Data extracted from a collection
· · · · ·

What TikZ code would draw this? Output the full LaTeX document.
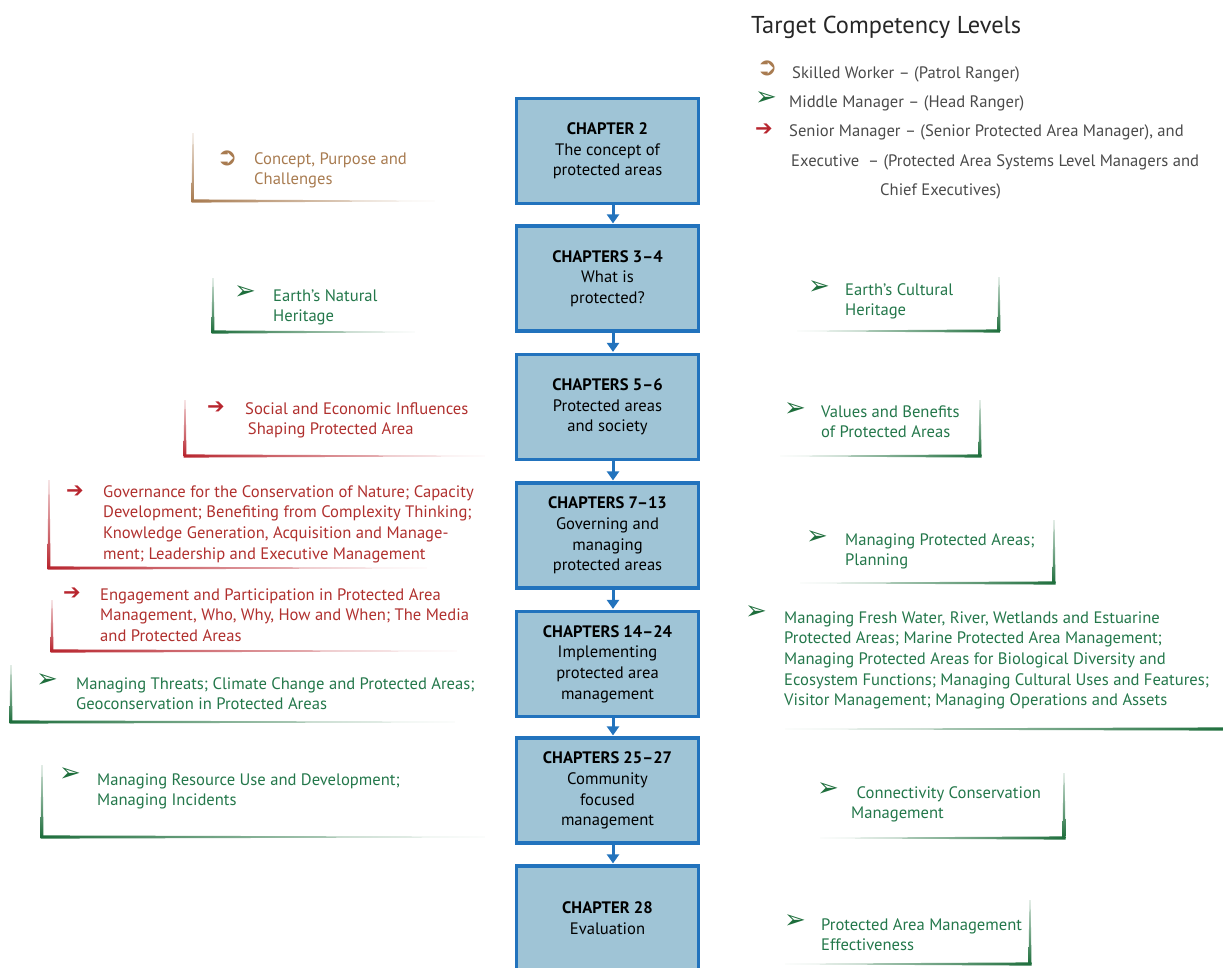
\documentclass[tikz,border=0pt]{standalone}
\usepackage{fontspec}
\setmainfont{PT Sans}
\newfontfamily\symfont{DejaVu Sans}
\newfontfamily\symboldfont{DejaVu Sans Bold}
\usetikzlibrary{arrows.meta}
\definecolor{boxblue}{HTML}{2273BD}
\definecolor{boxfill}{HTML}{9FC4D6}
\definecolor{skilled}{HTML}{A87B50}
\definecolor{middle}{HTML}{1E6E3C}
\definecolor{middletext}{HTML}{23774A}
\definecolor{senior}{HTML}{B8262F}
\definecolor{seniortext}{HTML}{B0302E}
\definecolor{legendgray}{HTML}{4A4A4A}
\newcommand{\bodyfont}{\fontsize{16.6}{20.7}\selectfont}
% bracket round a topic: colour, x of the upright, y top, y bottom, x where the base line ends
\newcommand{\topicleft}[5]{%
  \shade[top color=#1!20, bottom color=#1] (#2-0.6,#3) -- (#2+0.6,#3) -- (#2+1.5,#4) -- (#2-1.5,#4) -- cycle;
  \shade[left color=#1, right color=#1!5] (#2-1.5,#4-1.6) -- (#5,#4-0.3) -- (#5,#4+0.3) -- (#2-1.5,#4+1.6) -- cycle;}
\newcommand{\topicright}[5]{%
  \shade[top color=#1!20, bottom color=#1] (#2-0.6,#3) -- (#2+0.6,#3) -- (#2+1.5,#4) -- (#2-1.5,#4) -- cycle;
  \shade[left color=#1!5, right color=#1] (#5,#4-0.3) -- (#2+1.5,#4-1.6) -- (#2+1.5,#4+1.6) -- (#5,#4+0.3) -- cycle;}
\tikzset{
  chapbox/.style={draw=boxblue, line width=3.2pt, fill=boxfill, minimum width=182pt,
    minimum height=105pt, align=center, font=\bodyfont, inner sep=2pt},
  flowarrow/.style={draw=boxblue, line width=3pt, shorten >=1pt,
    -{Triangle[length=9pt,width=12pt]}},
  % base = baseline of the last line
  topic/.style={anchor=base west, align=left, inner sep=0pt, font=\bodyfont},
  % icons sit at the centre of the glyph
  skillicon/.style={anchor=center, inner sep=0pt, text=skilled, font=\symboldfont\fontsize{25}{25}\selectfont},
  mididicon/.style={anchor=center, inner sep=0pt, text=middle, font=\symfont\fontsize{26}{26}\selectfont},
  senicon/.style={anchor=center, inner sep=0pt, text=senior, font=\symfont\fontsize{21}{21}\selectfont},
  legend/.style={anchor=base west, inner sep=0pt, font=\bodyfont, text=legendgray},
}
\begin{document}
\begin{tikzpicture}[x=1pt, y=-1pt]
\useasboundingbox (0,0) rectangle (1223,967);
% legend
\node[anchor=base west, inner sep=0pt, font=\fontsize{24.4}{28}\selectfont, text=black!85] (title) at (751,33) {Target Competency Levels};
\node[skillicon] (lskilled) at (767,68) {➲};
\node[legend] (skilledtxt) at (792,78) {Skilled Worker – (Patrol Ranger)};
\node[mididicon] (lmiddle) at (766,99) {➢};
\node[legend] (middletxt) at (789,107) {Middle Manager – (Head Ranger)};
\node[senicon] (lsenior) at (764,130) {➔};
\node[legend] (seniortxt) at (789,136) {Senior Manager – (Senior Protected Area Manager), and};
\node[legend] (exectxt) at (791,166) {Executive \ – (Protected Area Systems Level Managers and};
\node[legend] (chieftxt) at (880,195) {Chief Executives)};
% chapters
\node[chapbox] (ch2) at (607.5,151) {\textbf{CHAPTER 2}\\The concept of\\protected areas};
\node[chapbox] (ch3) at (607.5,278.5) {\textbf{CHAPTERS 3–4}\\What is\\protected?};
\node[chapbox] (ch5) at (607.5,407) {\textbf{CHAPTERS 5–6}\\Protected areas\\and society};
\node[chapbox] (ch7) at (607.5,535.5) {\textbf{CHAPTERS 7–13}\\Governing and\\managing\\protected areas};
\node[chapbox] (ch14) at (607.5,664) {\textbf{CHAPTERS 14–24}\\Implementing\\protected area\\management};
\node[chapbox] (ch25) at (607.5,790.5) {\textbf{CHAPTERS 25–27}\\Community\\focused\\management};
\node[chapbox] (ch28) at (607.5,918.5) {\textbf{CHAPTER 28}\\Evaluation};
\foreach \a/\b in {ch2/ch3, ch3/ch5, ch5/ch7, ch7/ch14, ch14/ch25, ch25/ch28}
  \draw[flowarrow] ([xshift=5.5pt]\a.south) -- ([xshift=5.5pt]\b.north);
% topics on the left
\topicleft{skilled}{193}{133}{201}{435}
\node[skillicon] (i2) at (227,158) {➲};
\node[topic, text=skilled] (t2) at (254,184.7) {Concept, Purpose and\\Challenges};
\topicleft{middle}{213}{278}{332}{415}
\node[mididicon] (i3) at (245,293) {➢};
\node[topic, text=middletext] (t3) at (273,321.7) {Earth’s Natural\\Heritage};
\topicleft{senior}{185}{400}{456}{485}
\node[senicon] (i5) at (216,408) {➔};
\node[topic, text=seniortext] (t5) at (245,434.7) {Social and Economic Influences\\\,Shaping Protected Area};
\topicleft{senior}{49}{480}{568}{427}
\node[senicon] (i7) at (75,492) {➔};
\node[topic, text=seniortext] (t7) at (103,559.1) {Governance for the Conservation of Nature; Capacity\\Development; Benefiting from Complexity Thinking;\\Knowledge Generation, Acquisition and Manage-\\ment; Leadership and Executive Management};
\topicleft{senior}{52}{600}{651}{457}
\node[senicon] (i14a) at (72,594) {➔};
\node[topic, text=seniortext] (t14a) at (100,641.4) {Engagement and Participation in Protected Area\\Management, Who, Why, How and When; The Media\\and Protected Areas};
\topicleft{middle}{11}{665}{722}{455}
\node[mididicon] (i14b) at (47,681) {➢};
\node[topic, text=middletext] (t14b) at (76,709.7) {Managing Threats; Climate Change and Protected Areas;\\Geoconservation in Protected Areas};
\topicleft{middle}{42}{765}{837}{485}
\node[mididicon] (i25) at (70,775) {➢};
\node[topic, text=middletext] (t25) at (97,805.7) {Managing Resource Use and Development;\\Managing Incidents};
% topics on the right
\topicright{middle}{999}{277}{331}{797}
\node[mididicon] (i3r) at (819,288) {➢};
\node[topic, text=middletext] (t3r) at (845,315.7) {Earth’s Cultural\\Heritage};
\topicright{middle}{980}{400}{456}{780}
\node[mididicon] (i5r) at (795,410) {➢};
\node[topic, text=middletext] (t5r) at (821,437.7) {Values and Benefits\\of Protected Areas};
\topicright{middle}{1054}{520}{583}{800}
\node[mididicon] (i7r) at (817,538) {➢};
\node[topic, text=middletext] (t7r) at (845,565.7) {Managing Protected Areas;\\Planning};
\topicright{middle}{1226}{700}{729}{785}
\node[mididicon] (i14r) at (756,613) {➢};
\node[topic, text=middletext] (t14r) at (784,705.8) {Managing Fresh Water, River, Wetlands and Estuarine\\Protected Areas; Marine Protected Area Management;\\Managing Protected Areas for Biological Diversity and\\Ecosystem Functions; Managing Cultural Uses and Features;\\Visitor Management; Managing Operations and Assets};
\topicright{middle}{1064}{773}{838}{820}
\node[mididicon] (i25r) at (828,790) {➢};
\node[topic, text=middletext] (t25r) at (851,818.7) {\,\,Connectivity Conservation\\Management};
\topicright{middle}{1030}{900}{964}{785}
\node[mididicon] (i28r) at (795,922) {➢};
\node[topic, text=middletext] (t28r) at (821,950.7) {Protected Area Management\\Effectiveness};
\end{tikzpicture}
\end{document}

· · · · ·

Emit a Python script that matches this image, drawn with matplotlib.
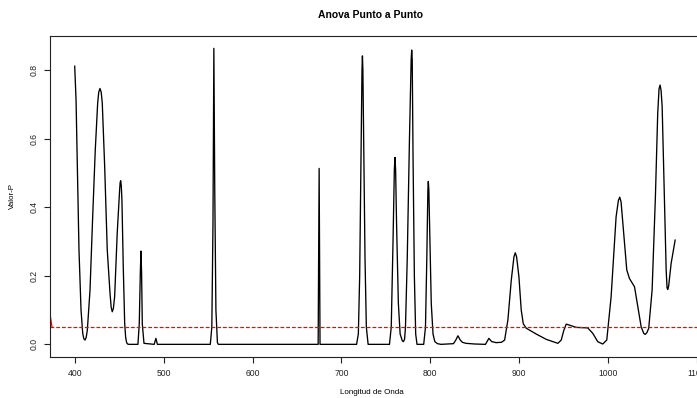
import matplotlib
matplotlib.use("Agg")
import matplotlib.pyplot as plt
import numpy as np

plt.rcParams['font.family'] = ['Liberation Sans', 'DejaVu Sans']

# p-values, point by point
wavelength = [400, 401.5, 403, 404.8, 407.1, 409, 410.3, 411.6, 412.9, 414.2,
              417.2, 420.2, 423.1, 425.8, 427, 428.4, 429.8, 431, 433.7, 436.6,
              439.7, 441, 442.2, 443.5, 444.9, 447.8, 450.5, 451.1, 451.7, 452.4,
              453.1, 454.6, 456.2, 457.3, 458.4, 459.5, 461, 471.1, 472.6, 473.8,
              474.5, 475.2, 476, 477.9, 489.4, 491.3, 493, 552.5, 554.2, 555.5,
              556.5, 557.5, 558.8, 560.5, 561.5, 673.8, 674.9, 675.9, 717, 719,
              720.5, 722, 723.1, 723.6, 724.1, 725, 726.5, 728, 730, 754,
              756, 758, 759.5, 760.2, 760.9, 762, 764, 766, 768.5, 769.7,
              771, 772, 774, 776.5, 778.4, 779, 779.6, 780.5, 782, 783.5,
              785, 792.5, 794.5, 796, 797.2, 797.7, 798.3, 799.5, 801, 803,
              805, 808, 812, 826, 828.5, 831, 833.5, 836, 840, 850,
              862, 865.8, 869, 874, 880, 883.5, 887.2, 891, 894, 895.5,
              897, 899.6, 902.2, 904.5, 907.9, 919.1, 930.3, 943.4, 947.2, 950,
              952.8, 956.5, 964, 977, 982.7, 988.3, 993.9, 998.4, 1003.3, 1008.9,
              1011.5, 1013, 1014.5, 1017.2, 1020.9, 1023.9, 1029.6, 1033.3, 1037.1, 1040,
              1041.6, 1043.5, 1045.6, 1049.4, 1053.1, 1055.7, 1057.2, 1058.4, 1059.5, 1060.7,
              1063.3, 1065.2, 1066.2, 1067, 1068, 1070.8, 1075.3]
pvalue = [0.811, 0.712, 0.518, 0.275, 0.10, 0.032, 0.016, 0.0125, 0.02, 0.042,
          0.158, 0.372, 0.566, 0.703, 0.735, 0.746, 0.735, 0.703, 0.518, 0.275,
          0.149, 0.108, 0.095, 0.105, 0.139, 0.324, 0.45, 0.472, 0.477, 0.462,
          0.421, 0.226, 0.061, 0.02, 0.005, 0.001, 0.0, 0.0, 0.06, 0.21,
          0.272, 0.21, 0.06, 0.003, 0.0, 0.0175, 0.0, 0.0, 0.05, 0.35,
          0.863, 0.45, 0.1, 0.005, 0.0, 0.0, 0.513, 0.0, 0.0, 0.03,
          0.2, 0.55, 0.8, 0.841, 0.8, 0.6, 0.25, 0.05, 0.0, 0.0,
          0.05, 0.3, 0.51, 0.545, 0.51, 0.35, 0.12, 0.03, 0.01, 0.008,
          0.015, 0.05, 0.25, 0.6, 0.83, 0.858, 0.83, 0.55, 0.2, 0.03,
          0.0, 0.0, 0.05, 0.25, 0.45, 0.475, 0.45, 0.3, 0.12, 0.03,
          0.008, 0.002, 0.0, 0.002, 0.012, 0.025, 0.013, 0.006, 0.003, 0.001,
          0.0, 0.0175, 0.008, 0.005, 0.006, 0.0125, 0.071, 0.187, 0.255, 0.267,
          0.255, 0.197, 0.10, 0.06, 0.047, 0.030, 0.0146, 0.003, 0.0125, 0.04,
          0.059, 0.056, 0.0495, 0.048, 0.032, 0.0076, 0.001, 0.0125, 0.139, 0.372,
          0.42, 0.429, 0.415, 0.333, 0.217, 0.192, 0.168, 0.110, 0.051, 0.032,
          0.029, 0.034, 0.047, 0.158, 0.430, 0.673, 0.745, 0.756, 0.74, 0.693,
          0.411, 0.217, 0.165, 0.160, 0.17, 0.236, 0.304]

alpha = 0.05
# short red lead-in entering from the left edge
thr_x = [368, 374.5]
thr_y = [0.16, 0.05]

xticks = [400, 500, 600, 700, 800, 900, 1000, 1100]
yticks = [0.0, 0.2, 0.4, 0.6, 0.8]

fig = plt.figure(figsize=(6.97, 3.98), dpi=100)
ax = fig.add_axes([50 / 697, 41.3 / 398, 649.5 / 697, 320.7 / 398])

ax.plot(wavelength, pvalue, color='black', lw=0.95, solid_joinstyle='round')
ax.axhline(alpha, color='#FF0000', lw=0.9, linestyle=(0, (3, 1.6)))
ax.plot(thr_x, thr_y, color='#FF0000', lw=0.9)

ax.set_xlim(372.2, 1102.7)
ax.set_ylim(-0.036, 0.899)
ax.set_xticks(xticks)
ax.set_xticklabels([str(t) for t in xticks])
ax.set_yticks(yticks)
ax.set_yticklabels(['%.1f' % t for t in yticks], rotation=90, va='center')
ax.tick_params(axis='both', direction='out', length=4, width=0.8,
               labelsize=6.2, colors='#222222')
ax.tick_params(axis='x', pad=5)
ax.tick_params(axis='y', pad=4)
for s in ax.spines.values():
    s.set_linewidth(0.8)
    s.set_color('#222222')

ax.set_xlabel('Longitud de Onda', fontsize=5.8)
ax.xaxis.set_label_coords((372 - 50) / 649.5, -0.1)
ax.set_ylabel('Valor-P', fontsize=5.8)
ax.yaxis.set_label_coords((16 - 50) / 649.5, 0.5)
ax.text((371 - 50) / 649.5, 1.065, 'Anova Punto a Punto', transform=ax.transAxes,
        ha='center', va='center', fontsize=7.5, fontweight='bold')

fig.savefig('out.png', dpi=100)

· · · · ·

Written instruction:
Give only the number of lines in the listing above that include the string "matplotlib".

Written solution:
4